アンチエイジング・マーケットを制する競争は当然ながら製薬業界において熾烈さを極めています。各国の政府を巻き込んだ闘いへと変貌していますが、実はアンチエイジングは食品メーカーや化粧品メーカーにとっても大きなテーマで、次世代の化粧品や健康食品・サプリメントの巨大な潮流になります。

製薬業界とは法的区分の違うアンチエイジングのサブ市場を争う図式です。そんな時代を予測して現在食品業界と化粧品業界が泥沼の闘争を繰り返しています。

化粧品会社をやっている限り、アンチエイジングは避けて通れないテーマで、私もリソースが許す範囲で業界の動向をウォッチしています。

去年の話です。横浜のとある喫茶店でコーヒー一杯でアンチエイジングの研究をされている大学の先生と遅くまで話しました。コーヒー一杯でとことん話すなど学生の時分に戻った気分でした。

老化の原因とメカニズムは完全には解明されていないのですが、その先生は細胞組織がどのように劣化(=老化)していくのかタンパク質の分子構造レベルで研究されています。

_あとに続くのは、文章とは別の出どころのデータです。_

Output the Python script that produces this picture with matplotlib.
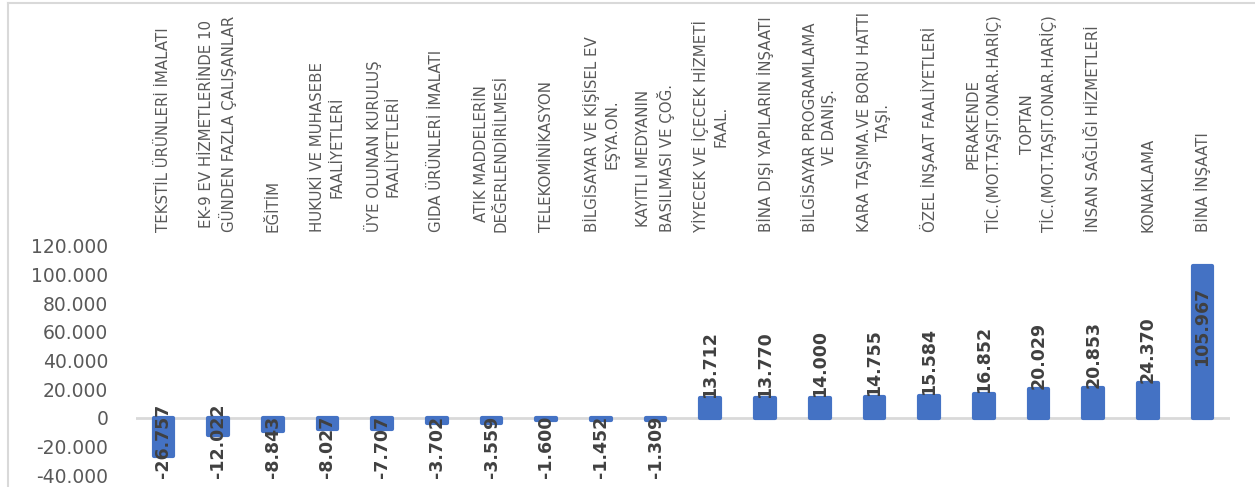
import matplotlib

matplotlib.use("Agg")
import matplotlib.pyplot as plt
from matplotlib.lines import Line2D
from matplotlib.transforms import blended_transform_factory

CATEGORIES = [
    "TEKSTİL ÜRÜNLERİ İMALATI",
    "EK-9 EV HİZMETLERİNDE 10\nGÜNDEN FAZLA ÇALIŞANLAR",
    "EĞİTİM",
    "HUKUKİ VE MUHASEBE\nFAALİYETLERİ",
    "ÜYE OLUNAN KURULUŞ\nFAALİYETLERİ",
    "GIDA ÜRÜNLERİ İMALATI",
    "ATIK MADDELERİN\nDEĞERLENDİRİLMESİ",
    "TELEKOMİNİKASYON",
    "BİLGİSAYAR VE KİŞİSEL EV\nEŞYA.ON.",
    "KAYITLI MEDYANIN\nBASILMASI VE ÇOĞ.",
    "YİYECEK VE İÇECEK HİZMETİ\nFAAL.",
    "BİNA DIŞI YAPILARIN İNŞAATI",
    "BİLGİSAYAR PROGRAMLAMA\nVE DANIŞ.",
    "KARA TAŞIMA.VE BORU HATTI\nTAŞI.",
    "ÖZEL İNŞAAT FAALİYETLERİ",
    "PERAKENDE\nTİC.(MOT.TAŞIT.ONAR.HARİÇ)",
    "TOPTAN\nTİC.(MOT.TAŞIT.ONAR.HARİÇ)",
    "İNSAN SAĞLIĞI HİZMETLERİ",
    "KONAKLAMA",
    "BİNA İNŞAATI",
]
VALUES = [
    -26757, -12022, -8843, -8027, -7707, -3702, -3559, -1600, -1452, -1309,
    13712, 13770, 14000, 14755, 15584, 16852, 20029, 20853, 24370, 105967,
]
Y_TICKS = [-40000, -20000, 0, 20000, 40000, 60000, 80000, 100000, 120000]

BLUE = "#4472C4"
GREY_TEXT = "#595959"
LABEL_TEXT = "#404040"
LINE_GREY = "#D9D9D9"


def tr_number(v: int) -> str:
    """Turkish thousands separator: 26757 -> 26.757"""
    return f"{v:,}".replace(",", ".")


fig = plt.figure(figsize=(12.55, 4.87), dpi=100)
ax = fig.add_axes([0.1084, 0.0123, 0.8716, 0.4826])

xpos = list(range(len(VALUES)))
ax.bar(xpos, VALUES, width=0.36, color=BLUE, edgecolor=BLUE, linewidth=3,
       joinstyle="round", zorder=2)
ax.axhline(0, color=LINE_GREY, linewidth=2, zorder=1)

ax.set_xlim(-0.5, len(VALUES) - 0.5)
ax.set_ylim(-44000, 120000)
ax.set_yticks(Y_TICKS, [tr_number(v) for v in Y_TICKS])
ax.tick_params(axis="y", length=0, pad=20, labelsize=13.5, labelcolor=GREY_TEXT)

ax.xaxis.tick_top()
ax.set_xticks(xpos, CATEGORIES, rotation=90, fontsize=10.8, color=GREY_TEXT,
              multialignment="center", linespacing=1.35)
ax.tick_params(axis="x", length=0, pad=10)

for side in ax.spines.values():
    side.set_visible(False)

# data labels: outside end when they fit, else inside end / pushed to the plot edge
bottom_tr = blended_transform_factory(ax.transData, ax.transAxes)
for x, v in zip(xpos, VALUES):
    text = tr_number(v)
    kw = dict(rotation=90, ha="center", fontsize=12.5, fontweight="bold",
              color=LABEL_TEXT, zorder=3)
    if v < 0:
        ax.text(x, 0.012, text, va="bottom", transform=bottom_tr, **kw)
    elif v > 60000:
        ax.annotate(text, (x, v), xytext=(0, -15), textcoords="offset points",
                    va="top", **kw)
    else:
        ax.text(x, v + 300, text, va="bottom", **kw)

# chart area border (top and left visible)
fig.add_artist(Line2D([8 / 1255, 8 / 1255], [0, 1 - 3 / 487], transform=fig.transFigure,
                      color=LINE_GREY, linewidth=1.5))
fig.add_artist(Line2D([8 / 1255, 1], [1 - 3 / 487, 1 - 3 / 487], transform=fig.transFigure,
                      color=LINE_GREY, linewidth=1.5))

fig.savefig("out.png", dpi=100)
plt.close(fig)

私の関心は化粧品で細胞の劣化は防げるかどうかです。さまざまな企業や研究者がYES!と連呼してさまざまな製品を投入してきますが「ホントはどうよ?」と私自身疑問符だらけです。

お肌が若返る「ノーベル賞受賞成分」も案外チープだったりします。

その先生がおっしゃった「20代の2〜3年は人生の誤差範囲ですが、60を過ぎてからの2〜3年間は切実な時間」は印象深かったです。

待ったなしの人々はワラをも掴みたい現実。世界のどこかでその解が生み出される日は来るのでしょうか?

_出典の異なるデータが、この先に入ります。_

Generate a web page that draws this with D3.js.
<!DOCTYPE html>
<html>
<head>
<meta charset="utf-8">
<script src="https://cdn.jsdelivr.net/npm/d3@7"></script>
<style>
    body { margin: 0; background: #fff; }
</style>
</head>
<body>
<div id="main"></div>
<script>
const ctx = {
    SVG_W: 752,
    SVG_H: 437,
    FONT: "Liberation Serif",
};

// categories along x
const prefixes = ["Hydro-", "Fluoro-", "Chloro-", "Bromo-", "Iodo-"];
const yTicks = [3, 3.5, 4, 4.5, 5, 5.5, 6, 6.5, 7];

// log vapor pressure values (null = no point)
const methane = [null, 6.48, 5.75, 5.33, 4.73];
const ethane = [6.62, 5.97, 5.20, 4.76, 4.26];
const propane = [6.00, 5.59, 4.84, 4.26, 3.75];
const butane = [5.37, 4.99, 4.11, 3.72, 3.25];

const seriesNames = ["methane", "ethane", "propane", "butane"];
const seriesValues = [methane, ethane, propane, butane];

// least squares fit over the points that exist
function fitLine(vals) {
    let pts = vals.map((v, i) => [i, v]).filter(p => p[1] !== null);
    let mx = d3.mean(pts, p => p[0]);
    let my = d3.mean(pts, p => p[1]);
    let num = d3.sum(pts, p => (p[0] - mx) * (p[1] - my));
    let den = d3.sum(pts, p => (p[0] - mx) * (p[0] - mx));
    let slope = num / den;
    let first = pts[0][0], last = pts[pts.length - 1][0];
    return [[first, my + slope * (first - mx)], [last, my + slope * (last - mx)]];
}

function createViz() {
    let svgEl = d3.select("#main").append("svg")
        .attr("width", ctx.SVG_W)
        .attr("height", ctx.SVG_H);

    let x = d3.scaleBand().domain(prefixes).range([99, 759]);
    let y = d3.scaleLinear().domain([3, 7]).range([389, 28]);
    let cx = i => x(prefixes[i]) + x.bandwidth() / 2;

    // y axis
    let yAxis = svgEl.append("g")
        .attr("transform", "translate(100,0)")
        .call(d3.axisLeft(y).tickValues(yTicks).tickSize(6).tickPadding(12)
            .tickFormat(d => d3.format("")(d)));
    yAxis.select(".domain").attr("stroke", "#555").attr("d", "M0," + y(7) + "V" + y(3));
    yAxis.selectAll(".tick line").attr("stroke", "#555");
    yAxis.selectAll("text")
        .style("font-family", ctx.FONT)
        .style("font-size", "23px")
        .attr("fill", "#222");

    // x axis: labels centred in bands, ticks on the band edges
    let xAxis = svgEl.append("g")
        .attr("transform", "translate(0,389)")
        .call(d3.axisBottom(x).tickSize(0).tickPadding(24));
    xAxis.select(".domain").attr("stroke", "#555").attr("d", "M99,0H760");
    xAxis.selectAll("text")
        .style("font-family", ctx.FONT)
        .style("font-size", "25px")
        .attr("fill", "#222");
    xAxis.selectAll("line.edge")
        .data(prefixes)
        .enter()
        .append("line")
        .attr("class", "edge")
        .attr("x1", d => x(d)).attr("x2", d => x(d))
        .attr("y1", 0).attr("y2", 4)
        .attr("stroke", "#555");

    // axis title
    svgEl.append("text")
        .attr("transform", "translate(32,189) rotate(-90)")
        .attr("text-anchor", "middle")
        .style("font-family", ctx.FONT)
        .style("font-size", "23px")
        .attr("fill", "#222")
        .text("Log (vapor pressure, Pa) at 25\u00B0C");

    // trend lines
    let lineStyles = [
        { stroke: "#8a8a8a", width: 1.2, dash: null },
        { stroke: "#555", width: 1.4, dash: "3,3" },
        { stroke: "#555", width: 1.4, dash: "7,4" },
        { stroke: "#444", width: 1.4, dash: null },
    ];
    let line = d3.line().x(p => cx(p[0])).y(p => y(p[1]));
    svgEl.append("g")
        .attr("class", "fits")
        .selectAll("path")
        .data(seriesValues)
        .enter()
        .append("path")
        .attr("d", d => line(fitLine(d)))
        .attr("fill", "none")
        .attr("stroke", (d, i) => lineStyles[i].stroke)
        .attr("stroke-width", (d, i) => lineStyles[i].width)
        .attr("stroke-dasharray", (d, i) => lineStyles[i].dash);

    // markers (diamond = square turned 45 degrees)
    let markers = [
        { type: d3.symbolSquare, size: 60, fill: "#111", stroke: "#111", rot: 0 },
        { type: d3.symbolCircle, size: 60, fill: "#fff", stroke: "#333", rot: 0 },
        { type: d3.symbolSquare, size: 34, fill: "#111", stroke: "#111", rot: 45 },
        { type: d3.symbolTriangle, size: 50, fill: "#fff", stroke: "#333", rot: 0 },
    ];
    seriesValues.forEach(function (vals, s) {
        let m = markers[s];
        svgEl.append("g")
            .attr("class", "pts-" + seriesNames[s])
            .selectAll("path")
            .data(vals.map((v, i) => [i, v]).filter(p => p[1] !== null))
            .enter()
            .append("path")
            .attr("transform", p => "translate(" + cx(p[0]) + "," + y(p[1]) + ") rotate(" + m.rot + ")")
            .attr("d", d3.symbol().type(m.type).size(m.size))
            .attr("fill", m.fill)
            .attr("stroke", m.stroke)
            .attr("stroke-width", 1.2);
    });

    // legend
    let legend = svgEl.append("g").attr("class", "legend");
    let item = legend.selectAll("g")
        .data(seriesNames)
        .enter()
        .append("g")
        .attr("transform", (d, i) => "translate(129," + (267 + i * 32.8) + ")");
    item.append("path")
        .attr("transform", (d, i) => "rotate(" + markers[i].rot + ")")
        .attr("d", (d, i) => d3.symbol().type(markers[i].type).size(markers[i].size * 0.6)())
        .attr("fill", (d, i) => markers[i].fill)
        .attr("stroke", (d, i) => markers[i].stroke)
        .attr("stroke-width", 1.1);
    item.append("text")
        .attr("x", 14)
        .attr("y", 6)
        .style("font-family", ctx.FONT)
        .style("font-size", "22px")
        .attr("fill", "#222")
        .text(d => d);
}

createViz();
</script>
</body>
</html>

簡単には来ないでしょう。アンチエイジングに対してマーケティング的に大騒ぎしている人がいる一方、アンチエイジングは「幻想」と割り切っている人もいます。

米国のある大手化粧品会社はアンチエイジングを逆手に取り、エイジング(老化)は自然なこと、正しく受け入れ美しくアクティブに老いるという姿勢を打ち出していますし、現状は現実的な姿勢と私は共感します。ただし、裏ではこの会社さんでさえアンチエイジング関連商品開発に巨費の開発費を湯水のように注ぎ込んでいるハズです。

一方、フランスの世界最大の化粧品メーカーは、お肌が若返るアンチエイジング・クリームを開発・販売しています。米国では広告を監視する政府系機関に誇大広告のワーニングを受けました。政治的な意図も見え隠れするものの、ブランドらしからぬ行為に世界の識者の眉をひそめさせる小さな事件となりました。

市場が巨大なだけにアンチエイジングは迷走気味です。

インターネットがグーグルによって制覇されたように、アンチエイジング市場を制覇するのは世界の製薬会社か、それとも名もなきベンチャー企業か、それとも世界を征服してもなお不老不死のクスリを探し出せなかった始皇帝のように永遠に無理な話なのでしょうか。